The Paris Declaration on Aid Effectiveness, adopted in 2005, commits donors to reform the way in which aid is delivered to improve effectiveness, by harmonising their efforts and aligning behind partner countries’ priorities. It also calls upon donors and partners to work together to “develop and apply common approaches for strategic environmental assessment at sector and national levels”.

This Guidance aims to respond to these challenges. Drawing on practical experience and established “good practice”, it points to ways to support the application of SEA in the formulation and assessment of development policies, plans and programmes. In view of the great diversity of circumstances across different countries, it seeks to provide a commonly- agreed and shared model that allows for flexibility in developing appropriate applications of SEA to the diversity of needs. It is presented in the context of a rapidly emerging framework of international and national legislation on SEA in both developed and developing countries.

Understanding SEA
SEA refers to a range of “analytical and participatory approaches that aim to integrate environmental considerations into policies, plans and programmes and evaluate the inter linkages with economic and social considerations”. SEA can be described as a family of approaches which use a variety of tools, rather than a single, fixed and prescriptive approach. A good SEA is adapted and tailor-made to the context in which it is applied. This can be thought as a continuum of increasing integration: at one end of the continuum, the principle aim is to integrate environment, alongside economic and social concerns, into strategic decision making; at the other end, the emphasis is on the full integration of the environmental, social and economic factors into a holistic sustainability assessment.

SEA is applied at the very earliest stages of decision making both to help formulate policies, plans and programmes and to assess their potential development effectiveness and sustainability. This distinguishes SEA from more traditional environmental assessment tools, such as Environmental Impact Assessment (EIA), which have a proven track record in addressing the environmental threats and opportunities of specific projects but are less easily applied to policies, plans and programmes. SEA is not a substitute for, but complements, EIA and other assessment approaches and tools.

The benefits of using SEA
Applying SEA to development co-operation has benefits for both decision-making procedures and development outcomes. It provides the environmental evidence to support more informed decision making, and to identify new opportunities by encouraging a systematic and thorough examination of development options. SEA helps to ensure that the prudent management of natural resources and the environment provide the foundations for sustainable economic growth which, in turn, support political stability. SEA can also assist in building stakeholder engagement for improved governance, facilitate trans-boundary co-operation around shared environmental resources, and contribute to conflict prevention.
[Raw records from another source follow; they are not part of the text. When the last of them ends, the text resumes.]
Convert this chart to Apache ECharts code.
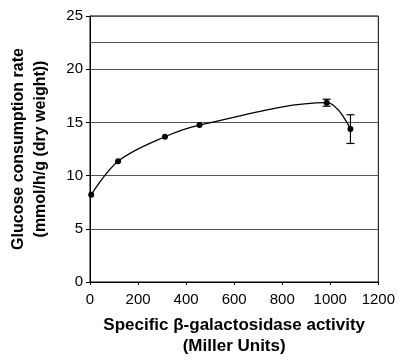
<!DOCTYPE html>
<html><head><meta charset="utf-8">
<script src="https://cdn.jsdelivr.net/npm/echarts@6/dist/echarts.min.js"></script>
<style>html,body{margin:0;padding:0;background:#fff}#c{width:398px;height:362px}</style>
</head><body><div id="c"></div>
<script>
const activity = [5, 117, 312, 456, 985, 1084];
const glucose = [8.2, 11.35, 13.65, 14.75, 16.85, 14.37];
const errors = [0, 0, 0, 0, 0.33, 1.35];
const xTicks = [0, 200, 400, 600, 800, 1000, 1200];
const yTicks = [0, 5, 10, 15, 20, 25];
const extraGrid = [22.5];

const chart = echarts.init(document.getElementById('c'));
const font = 'Arial, "Liberation Sans", sans-serif';
chart.setOption({
  animation: false,
  grid: {left: 82, right: 18, top: 16, bottom: 78, show: true, borderColor: '#000', borderWidth: 1},
  xAxis: {
    type: 'value', min: xTicks[0], max: xTicks[xTicks.length - 1], interval: xTicks[1] - xTicks[0],
    name: 'Specific β-galactosidase activity\n(Miller Units)',
    nameLocation: 'middle', nameGap: 33,
    nameTextStyle: {fontFamily: font, fontWeight: 'bold', fontSize: 17, color: '#000', lineHeight: 21},
    axisLine: {lineStyle: {color: '#000'}},
    axisTick: {show: true, length: 3, lineStyle: {color: '#000'}},
    axisLabel: {fontFamily: font, fontSize: 15, color: '#000', margin: 10, formatter: v => String(v)},
    splitLine: {show: false}
  },
  yAxis: {
    type: 'value', min: yTicks[0], max: yTicks[yTicks.length - 1], interval: yTicks[1] - yTicks[0],
    name: 'Glucose consumption rate\n(mmol/h/g (dry weight))',
    nameLocation: 'middle', nameGap: 38, nameRotate: 90,
    nameTextStyle: {fontFamily: font, fontWeight: 'bold', fontSize: 16, color: '#000', lineHeight: 22},
    axisLine: {lineStyle: {color: '#000'}},
    axisTick: {show: true, length: 4, lineStyle: {color: '#000'}},
    axisLabel: {fontFamily: font, fontSize: 15, color: '#000', margin: 7},
    splitLine: {show: true, lineStyle: {color: '#555', width: 1}}
  },
  series: [
    {
      type: 'line', data: activity.map((x, i) => [x, glucose[i]]),
      smooth: 0.35, symbol: 'circle', symbolSize: 6,
      itemStyle: {color: '#000'}, lineStyle: {color: '#000', width: 1.3},
      markLine: {silent: true, symbol: 'none', label: {show: false},
        lineStyle: {color: '#555', type: 'solid', width: 1},
        data: extraGrid.map(v => ({yAxis: v}))}
    },
    {
      type: 'custom',
      data: activity.map((x, i) => [x, glucose[i] - errors[i], glucose[i] + errors[i]]).filter((d, i) => errors[i] > 0),
      renderItem: function (params, api) {
        const x = api.value(0);
        const lo = api.coord([x, api.value(1)]);
        const hi = api.coord([x, api.value(2)]);
        const w = 4;
        const st = {stroke: '#000', lineWidth: 1.2};
        return {type: 'group', children: [
          {type: 'line', shape: {x1: lo[0], y1: lo[1], x2: hi[0], y2: hi[1]}, style: st},
          {type: 'line', shape: {x1: lo[0] - w, y1: lo[1], x2: lo[0] + w, y2: lo[1]}, style: st},
          {type: 'line', shape: {x1: hi[0] - w, y1: hi[1], x2: hi[0] + w, y2: hi[1]}, style: st}
        ]};
      },
      z: 5
    }
  ]
});
</script></body></html>
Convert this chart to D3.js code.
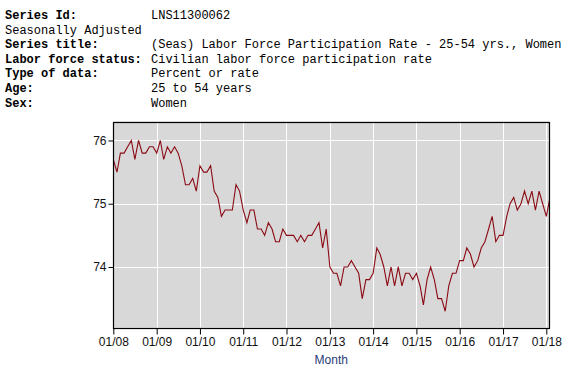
<!DOCTYPE html>
<html>
<head>
<meta charset="utf-8">
<script src="https://cdn.jsdelivr.net/npm/d3@7/dist/d3.min.js"></script>
<style>
  html, body { margin: 0; padding: 0; background: #ffffff; }
  svg { display: block; }
</style>
</head>
<body>
<svg id="chart" width="567" height="375"></svg>
<script>
// ---- header ----
const headerLabels = ["Series Id:", "Seasonally Adjusted", "Series title:", "Labor force status:", "Type of data:", "Age:", "Sex:"];
const headerBold = [true, false, true, true, true, true, true];
const headerValues = ["LNS11300062", "", "(Seas) Labor Force Participation Rate - 25-54 yrs., Women", "Civilian labor force participation rate", "Percent or rate", "25 to 54 years", "Women"];

// ---- data: monthly, Jan 2008 .. Feb 2018 ----
const startYear = 2008, startMonth = 0;
const values = [
  75.7, 75.5, 75.8, 75.8, 75.9, 76.0, 75.7, 76.0, 75.8, 75.8, 75.9, 75.9,
  75.8, 76.0, 75.7, 75.9, 75.8, 75.9, 75.8, 75.6, 75.3, 75.3, 75.4, 75.2,
  75.6, 75.5, 75.5, 75.6, 75.2, 75.1, 74.8, 74.9, 74.9, 74.9, 75.3, 75.2,
  74.9, 74.7, 74.9, 74.9, 74.6, 74.6, 74.5, 74.7, 74.6, 74.4, 74.4, 74.6,
  74.5, 74.5, 74.5, 74.4, 74.5, 74.4, 74.5, 74.5, 74.6, 74.7, 74.3, 74.6,
  74.0, 73.9, 73.9, 73.7, 74.0, 74.0, 74.1, 74.0, 73.9, 73.5, 73.8, 73.8,
  73.9, 74.3, 74.2, 74.0, 73.7, 74.0, 73.7, 74.0, 73.7, 73.9, 73.9, 73.8,
  73.9, 73.7, 73.4, 73.8, 74.0, 73.8, 73.5, 73.5, 73.3, 73.7, 73.9, 73.9,
  74.1, 74.1, 74.3, 74.2, 74.0, 74.1, 74.3, 74.4, 74.6, 74.8, 74.4, 74.5,
  74.5, 74.8, 75.0, 75.1, 74.9, 75.0, 75.2, 75.0, 75.2, 74.9, 75.2, 75.0,
  74.8, 75.1
];
const xTickLabels = ["01/08","01/09","01/10","01/11","01/12","01/13","01/14","01/15","01/16","01/17","01/18"];
const yTickValues = [74, 75, 76];
const xAxisTitle = "Month";

const data = values.map((v, i) => ({ date: new Date(startYear, startMonth + i, 1), value: v }));

const svg = d3.select("#chart");

// header text
const hdr = svg.append("g").attr("font-family", "'Liberation Mono', 'Courier New', monospace").attr("font-size", "12px").attr("fill", "#000");
headerLabels.forEach((t, i) => {
  hdr.append("text").attr("x", 5).attr("y", 19 + i * 14.6)
    .attr("font-weight", headerBold[i] ? "bold" : "normal").text(t);
  if (headerValues[i]) {
    hdr.append("text").attr("x", 151).attr("y", 19 + i * 14.6).text(headerValues[i]);
  }
});

// plot box
const box = { left: 113.3, right: 549.3, top: 121.5, bottom: 327.7 };

const x = d3.scaleTime()
  .domain([data[0].date, data[data.length - 1].date])
  .range([113.3, 550]);
const y = d3.scaleLinear()
  .domain([73.04, 76.3])
  .range([box.bottom, box.top]);

svg.append("rect")
  .attr("x", box.left).attr("y", box.top)
  .attr("width", box.right - box.left).attr("height", box.bottom - box.top)
  .attr("fill", "#d8d8d8");

const xTicks = xTickLabels.map((_, i) => new Date(2008 + i, 0, 1));

// gridlines
svg.append("g").selectAll("line").data(xTicks).join("line")
  .attr("x1", d => Math.round(x(d)) + 0.5).attr("x2", d => Math.round(x(d)) + 0.5)
  .attr("y1", box.top).attr("y2", box.bottom)
  .attr("stroke", "#ffffff").attr("stroke-width", 1);
svg.append("g").selectAll("line").data(yTickValues).join("line")
  .attr("x1", box.left).attr("x2", box.right + 2)
  .attr("y1", d => Math.round(y(d)) + 0.5).attr("y2", d => Math.round(y(d)) + 0.5)
  .attr("stroke", "#ffffff").attr("stroke-width", 1);

// clip
svg.append("clipPath").attr("id", "clip").append("rect")
  .attr("x", box.left).attr("y", box.top)
  .attr("width", box.right - box.left + 0.5).attr("height", box.bottom - box.top);

const line = d3.line().x(d => x(d.date)).y(d => y(d.value));
svg.append("path").datum(data)
  .attr("clip-path", "url(#clip)")
  .attr("d", line)
  .attr("fill", "none")
  .attr("stroke", "#8b0a14")
  .attr("stroke-width", 1.1)
  .attr("stroke-linejoin", "miter");

// border
svg.append("rect")
  .attr("x", Math.round(box.left) + 0.5).attr("y", Math.round(box.top) + 0.5)
  .attr("width", Math.round(box.right) - Math.round(box.left)).attr("height", Math.round(box.bottom) - Math.round(box.top))
  .attr("fill", "none").attr("stroke", "#000").attr("stroke-width", 1.2);

// axes
const xAxis = d3.axisBottom(x).tickValues(xTicks)
  .tickFormat((d, i) => xTickLabels[i]).tickSize(6).tickPadding(3);
const gx = svg.append("g").attr("transform", `translate(0,${Math.round(box.bottom) + 0.5})`).call(xAxis);
gx.select(".domain").remove();
gx.selectAll("line").attr("stroke", "#000");
gx.selectAll("text").attr("font-family", "Arial, 'Liberation Sans', sans-serif").attr("font-size", "12px").attr("fill", "#111");

const yAxis = d3.axisLeft(y).tickValues(yTickValues).tickFormat(d3.format("d")).tickSize(5).tickPadding(2);
const gy = svg.append("g").attr("transform", `translate(${Math.round(box.left) + 0.5},0)`).call(yAxis);
gy.select(".domain").remove();
gy.selectAll("line").attr("stroke", "#000");
gy.selectAll("text").attr("font-family", "Arial, 'Liberation Sans', sans-serif").attr("font-size", "12px").attr("fill", "#111");

svg.append("text")
  .attr("x", (box.left + box.right) / 2).attr("y", 364)
  .attr("text-anchor", "middle")
  .attr("font-family", "Arial, 'Liberation Sans', sans-serif").attr("font-size", "12px")
  .attr("fill", "#1f3d7a")
  .text(xAxisTitle);
</script>
</body>
</html>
Towards good practice in SEA
SEA is a continuous, iterative and adaptive process focussed on strengthening institutions and governance. It is not a separate system, nor a simple linear, technical approach. Instead, it adds value to existing country systems and reinforces their effectiveness by assessing and building capacity for institutions and environmental management systems.

Where SEA is applied to plans and programmes, a structured approach to integrating environmental considerations can be used. Key stages for carrying out an SEA on the level of plans or programmes include: establishing the context, undertaking the needed analysis with appropriate stakeholders, informing and influencing decision making, and monitoring and evaluation. SEA applied at the policy level requires a particular focus on the political, institutional and governance context underlying decision-making processes.

Application of SEA in development co-operation
The shift of emphasis away from development projects to programme and policy support has created a number of particular entry points for the application of SEA. This guidance outlines the benefits of using SEA in a range of different circumstances, and sets out 12 key “entry points” for effective application of SEA to development co-operation. It points to key questions to be addressed for each of them, accompanied by specific checklists of these questions, and illustrative case examples.

The entry points for SEA can be grouped into:
Strategic planning processes led by a developing country: These include national overarching strategies, programmes and plans; national policy reforms and budget support programmes; sectoral policies, plans and programmes; infrastructure investments plans and programmes; national and sub-national spatial development plans and programmes and transnational plans and programmes.

Development agencies’ own processes: These include donors’ country assistance strategies and plans; partnership agreements with other donor agencies, donors’ sector-specific policies, and donor-supported public-private infrastructure support facilities and programmes.

Other related circumstances: These include independent Review Commissions and major private sector-led projects and plans.

How to evaluate an SEA
The key deliverable of an SEA is a process with development outcomes, not a product. Quality control therefore considers how well procedures have been carried out. But in the long term, the achievement of development outcomes, while ensuring the maintenance of environmental sustainability, will be the key measure of success.

When reviewing SEA processes, key questions concern: the quality of information, level of stakeholder participation, defined objectives of the SEA, assessment of environmental impacts, planned follow-up activities, and constraints.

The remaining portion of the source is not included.